ENTRIES SUPPLIED.
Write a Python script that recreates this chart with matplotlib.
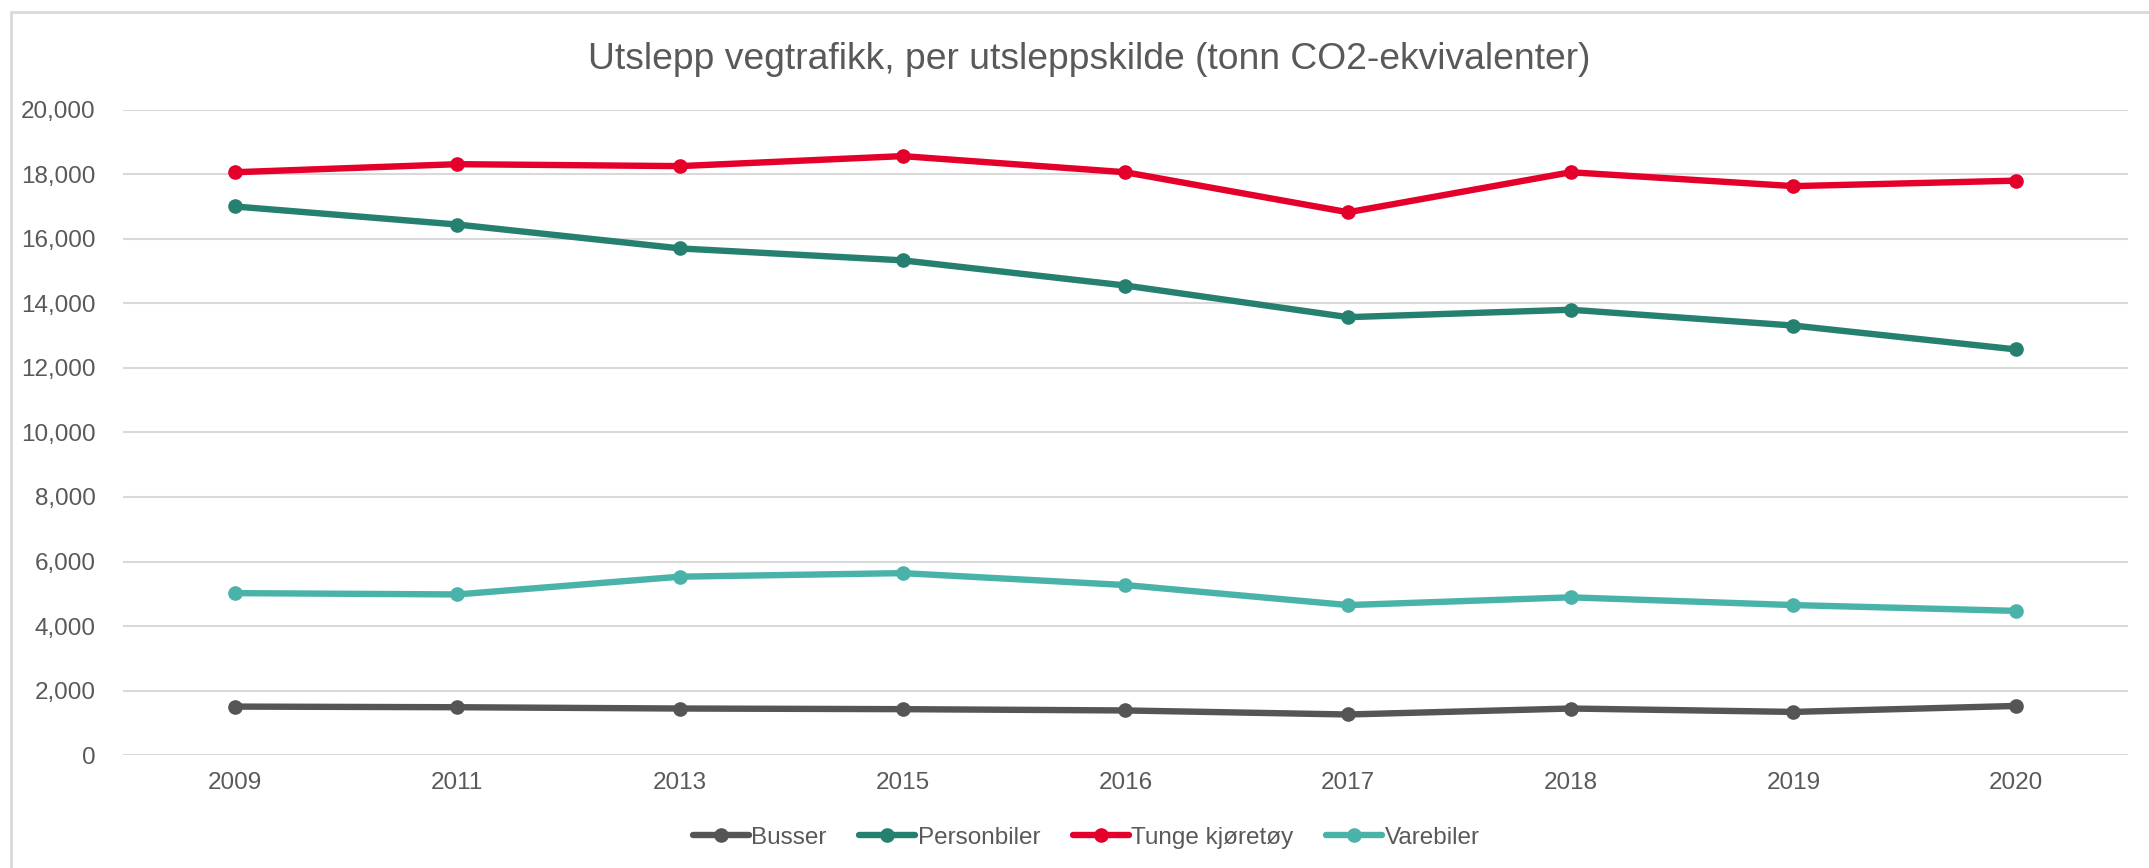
import matplotlib
matplotlib.use("Agg")
import matplotlib.pyplot as plt
from matplotlib.patches import Rectangle
from matplotlib.ticker import FuncFormatter

# Data
years = ["2009", "2011", "2013", "2015", "2016", "2017", "2018", "2019", "2020"]
busser = [1505, 1485, 1445, 1425, 1385, 1260, 1445, 1340, 1525]
personbiler = [17000, 16440, 15700, 15330, 14550, 13570, 13800, 13310, 12570]
tunge = [18060, 18310, 18250, 18560, 18060, 16820, 18060, 17630, 17800]
varebiler = [5020, 4980, 5530, 5640, 5270, 4650, 4890, 4650, 4470]

series_names = ["Busser", "Personbiler", "Tunge kjøretøy", "Varebiler"]
colors = ["#555555", "#25806F", "#E4002B", "#4AB3A9"]
text_col = "#595959"

plt.rcParams['font.family'] = ['Liberation Sans', 'DejaVu Sans']

fig = plt.figure(figsize=(21.49, 8.68), dpi=100)
ax = fig.add_axes([0.0574, 0.130, 0.9326, 0.7437])

# chart area border
fig.patches.append(Rectangle((11 / 2149, -0.05), 1.1, 1 - 12 / 868 + 0.05,
                             transform=fig.transFigure, fill=False,
                             edgecolor="#D9D9D9", linewidth=2))

x = range(len(years))
for vals, name, c in zip([busser, personbiler, tunge, varebiler], series_names, colors):
    ax.plot(x, vals, color=c, linewidth=4.6, marker='o', markersize=9.5,
            label=name, solid_capstyle='round')

ax.set_xlim(-0.5, len(years) - 0.5)
ax.set_ylim(0, 20000)
ax.set_yticks(range(0, 20001, 2000))
ax.yaxis.set_major_formatter(FuncFormatter(lambda v, p: f"{int(v):,}"))
ax.set_xticks(list(x))
ax.set_xticklabels(years)
ax.grid(axis='y', color="#D9D9D9", linewidth=1.5)
ax.set_axisbelow(True)
for s in ax.spines.values():
    s.set_visible(False)
ax.tick_params(length=0, labelsize=17.5, colors=text_col, pad=12)
ax.tick_params(axis='y', pad=20)

fig.text(0.507, 0.932, "Utslepp vegtrafikk, per utsleppskilde (tonn CO2-ekvivalenter)",
         ha='center', va='center', fontsize=26.8, color=text_col)

leg = fig.legend(loc='center', bbox_to_anchor=(0.5055, 0.035), ncol=4, frameon=False,
                 fontsize=17.5, handlelength=2.3, handletextpad=0.1, columnspacing=1.35)
for t in leg.get_texts():
    t.set_color(text_col)

fig.savefig("out.png", dpi=100)
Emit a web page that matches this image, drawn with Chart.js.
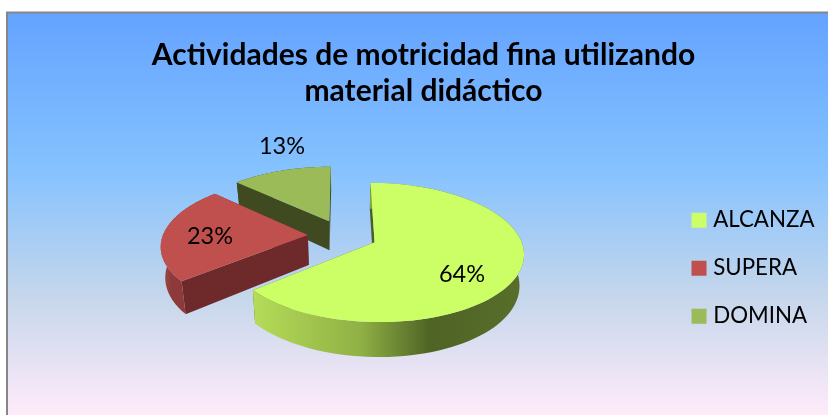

TASK DESCRIPTION. Among the entries above, how many lines hold the string "matplotlib"? Respond with nothing but the number.

PROBLEM SOLUTION. 6